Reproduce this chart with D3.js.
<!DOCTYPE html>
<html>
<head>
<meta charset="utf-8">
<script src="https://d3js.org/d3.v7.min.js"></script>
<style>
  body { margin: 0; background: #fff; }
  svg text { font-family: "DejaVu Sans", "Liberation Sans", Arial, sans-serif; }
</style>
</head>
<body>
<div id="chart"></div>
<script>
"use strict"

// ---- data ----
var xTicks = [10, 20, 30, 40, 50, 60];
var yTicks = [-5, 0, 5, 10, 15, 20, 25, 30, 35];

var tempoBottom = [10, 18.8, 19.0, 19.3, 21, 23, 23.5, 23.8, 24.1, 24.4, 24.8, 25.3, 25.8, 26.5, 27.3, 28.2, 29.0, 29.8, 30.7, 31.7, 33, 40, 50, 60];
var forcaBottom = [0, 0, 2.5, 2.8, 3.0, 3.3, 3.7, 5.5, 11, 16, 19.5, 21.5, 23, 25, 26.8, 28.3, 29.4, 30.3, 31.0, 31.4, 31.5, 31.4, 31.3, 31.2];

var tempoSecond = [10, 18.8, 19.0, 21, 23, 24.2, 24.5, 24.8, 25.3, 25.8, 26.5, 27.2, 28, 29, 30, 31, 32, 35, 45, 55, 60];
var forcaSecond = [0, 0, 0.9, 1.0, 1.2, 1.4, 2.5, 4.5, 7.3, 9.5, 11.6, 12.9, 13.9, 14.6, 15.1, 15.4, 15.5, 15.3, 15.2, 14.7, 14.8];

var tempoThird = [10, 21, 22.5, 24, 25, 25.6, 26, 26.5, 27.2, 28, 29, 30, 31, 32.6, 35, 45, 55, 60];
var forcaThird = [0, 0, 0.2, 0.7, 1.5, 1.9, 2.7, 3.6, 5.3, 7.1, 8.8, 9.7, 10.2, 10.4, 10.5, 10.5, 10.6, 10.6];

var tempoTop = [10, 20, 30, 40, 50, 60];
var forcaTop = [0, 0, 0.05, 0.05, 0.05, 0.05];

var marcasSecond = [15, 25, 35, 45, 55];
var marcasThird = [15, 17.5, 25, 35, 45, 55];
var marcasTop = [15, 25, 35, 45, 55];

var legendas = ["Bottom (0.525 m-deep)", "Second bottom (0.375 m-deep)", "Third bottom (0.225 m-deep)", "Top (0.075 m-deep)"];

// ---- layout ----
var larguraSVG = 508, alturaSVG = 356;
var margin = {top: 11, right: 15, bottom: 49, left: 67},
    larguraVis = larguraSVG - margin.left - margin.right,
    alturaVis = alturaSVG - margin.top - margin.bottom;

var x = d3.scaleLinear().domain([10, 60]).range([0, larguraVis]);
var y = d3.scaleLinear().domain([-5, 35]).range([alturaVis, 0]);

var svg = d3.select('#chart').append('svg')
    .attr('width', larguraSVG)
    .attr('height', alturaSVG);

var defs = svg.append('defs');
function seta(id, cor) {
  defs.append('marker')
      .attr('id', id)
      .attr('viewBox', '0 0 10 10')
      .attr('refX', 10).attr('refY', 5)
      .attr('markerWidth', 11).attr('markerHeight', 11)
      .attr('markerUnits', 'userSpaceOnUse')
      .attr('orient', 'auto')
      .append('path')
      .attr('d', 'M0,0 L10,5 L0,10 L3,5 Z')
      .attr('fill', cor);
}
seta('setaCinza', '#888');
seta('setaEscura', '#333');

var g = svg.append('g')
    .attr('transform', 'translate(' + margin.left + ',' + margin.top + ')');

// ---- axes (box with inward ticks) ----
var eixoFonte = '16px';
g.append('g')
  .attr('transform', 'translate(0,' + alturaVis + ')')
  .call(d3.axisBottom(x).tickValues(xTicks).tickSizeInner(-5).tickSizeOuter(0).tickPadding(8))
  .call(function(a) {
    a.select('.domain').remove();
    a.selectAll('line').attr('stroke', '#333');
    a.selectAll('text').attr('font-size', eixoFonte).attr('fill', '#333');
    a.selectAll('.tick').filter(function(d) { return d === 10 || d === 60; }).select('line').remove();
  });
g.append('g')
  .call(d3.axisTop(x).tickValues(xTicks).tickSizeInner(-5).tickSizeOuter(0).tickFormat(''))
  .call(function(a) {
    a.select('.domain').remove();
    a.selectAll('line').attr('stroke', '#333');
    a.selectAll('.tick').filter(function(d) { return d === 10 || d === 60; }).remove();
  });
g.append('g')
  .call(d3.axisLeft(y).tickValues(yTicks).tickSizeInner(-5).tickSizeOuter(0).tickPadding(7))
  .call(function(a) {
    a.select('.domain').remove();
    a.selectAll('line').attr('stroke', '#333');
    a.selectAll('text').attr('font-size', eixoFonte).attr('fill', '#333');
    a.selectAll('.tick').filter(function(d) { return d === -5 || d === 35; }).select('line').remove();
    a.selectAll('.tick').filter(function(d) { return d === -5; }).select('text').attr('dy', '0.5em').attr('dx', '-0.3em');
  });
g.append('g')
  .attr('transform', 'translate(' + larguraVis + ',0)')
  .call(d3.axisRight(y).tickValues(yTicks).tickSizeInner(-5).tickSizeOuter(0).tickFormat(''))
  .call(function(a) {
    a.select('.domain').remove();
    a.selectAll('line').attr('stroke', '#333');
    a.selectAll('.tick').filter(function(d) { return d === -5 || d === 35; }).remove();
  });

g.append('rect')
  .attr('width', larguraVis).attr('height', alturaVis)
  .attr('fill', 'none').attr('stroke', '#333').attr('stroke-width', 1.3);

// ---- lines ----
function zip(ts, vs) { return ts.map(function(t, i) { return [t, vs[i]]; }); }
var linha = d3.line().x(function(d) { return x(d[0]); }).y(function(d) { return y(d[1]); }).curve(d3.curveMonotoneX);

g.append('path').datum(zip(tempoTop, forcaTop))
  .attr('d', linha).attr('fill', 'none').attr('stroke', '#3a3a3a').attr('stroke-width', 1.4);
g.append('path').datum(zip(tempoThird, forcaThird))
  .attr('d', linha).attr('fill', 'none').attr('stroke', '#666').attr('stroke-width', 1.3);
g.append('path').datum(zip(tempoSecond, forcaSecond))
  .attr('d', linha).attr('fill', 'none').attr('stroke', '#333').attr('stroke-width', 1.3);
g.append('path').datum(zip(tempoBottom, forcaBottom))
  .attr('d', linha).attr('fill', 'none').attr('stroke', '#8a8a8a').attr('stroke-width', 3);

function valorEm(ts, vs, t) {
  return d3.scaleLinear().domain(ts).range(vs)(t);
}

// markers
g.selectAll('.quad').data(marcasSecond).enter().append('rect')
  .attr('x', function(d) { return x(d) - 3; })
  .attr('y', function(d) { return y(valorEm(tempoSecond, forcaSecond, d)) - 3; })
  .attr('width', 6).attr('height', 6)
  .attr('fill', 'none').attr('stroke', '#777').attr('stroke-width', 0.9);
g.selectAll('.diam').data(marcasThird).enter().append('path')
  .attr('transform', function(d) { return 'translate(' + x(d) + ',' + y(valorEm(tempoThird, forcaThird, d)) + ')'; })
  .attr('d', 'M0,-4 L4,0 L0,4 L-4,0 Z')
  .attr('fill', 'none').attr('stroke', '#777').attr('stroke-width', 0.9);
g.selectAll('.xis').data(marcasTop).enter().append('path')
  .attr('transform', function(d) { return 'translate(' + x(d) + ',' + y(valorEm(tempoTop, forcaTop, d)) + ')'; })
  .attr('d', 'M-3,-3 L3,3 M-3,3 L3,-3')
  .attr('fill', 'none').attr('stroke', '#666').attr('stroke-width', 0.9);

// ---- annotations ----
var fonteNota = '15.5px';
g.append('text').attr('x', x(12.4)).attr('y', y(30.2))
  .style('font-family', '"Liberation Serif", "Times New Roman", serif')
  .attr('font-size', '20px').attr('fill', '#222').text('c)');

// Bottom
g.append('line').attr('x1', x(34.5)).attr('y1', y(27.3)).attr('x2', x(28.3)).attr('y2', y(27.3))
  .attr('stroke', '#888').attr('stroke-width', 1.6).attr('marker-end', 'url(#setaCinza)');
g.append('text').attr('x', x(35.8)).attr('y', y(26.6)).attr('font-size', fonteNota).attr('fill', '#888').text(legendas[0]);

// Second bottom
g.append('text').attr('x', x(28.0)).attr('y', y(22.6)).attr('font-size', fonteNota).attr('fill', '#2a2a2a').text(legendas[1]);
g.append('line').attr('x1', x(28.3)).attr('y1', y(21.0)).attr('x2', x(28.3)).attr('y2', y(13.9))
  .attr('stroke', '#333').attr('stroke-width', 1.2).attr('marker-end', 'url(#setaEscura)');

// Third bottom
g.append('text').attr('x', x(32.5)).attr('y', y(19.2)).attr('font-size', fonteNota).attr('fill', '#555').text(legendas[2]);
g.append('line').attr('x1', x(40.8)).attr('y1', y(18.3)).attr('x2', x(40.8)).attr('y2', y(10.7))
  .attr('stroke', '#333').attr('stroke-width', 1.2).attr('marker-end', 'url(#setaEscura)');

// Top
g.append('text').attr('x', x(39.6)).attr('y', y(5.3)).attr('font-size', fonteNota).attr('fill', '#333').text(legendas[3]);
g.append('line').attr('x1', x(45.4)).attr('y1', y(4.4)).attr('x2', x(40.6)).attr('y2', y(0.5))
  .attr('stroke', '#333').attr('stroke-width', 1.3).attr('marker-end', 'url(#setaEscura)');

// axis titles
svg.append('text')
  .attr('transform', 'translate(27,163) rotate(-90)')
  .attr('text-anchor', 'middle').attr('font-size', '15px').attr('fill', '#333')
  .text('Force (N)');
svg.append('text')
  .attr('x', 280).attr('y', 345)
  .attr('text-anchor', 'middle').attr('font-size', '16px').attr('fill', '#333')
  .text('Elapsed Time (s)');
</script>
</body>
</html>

....................

### [THE TASK]
Extract the first line above and each line after it up to and including the one with "15.2, 14.7, 14.8];", please, exactly and with nothing else.

### [SOLVED PROBLEM]
Reproduce this chart with D3.js.
<!DOCTYPE html>
<html>
<head>
<meta charset="utf-8">
<script src="https://d3js.org/d3.v7.min.js"></script>
<style>
  body { margin: 0; background: #fff; }
  svg text { font-family: "DejaVu Sans", "Liberation Sans", Arial, sans-serif; }
</style>
</head>
<body>
<div id="chart"></div>
<script>
"use strict"

// ---- data ----
var xTicks = [10, 20, 30, 40, 50, 60];
var yTicks = [-5, 0, 5, 10, 15, 20, 25, 30, 35];

var tempoBottom = [10, 18.8, 19.0, 19.3, 21, 23, 23.5, 23.8, 24.1, 24.4, 24.8, 25.3, 25.8, 26.5, 27.3, 28.2, 29.0, 29.8, 30.7, 31.7, 33, 40, 50, 60];
var forcaBottom = [0, 0, 2.5, 2.8, 3.0, 3.3, 3.7, 5.5, 11, 16, 19.5, 21.5, 23, 25, 26.8, 28.3, 29.4, 30.3, 31.0, 31.4, 31.5, 31.4, 31.3, 31.2];

var tempoSecond = [10, 18.8, 19.0, 21, 23, 24.2, 24.5, 24.8, 25.3, 25.8, 26.5, 27.2, 28, 29, 30, 31, 32, 35, 45, 55, 60];
var forcaSecond = [0, 0, 0.9, 1.0, 1.2, 1.4, 2.5, 4.5, 7.3, 9.5, 11.6, 12.9, 13.9, 14.6, 15.1, 15.4, 15.5, 15.3, 15.2, 14.7, 14.8];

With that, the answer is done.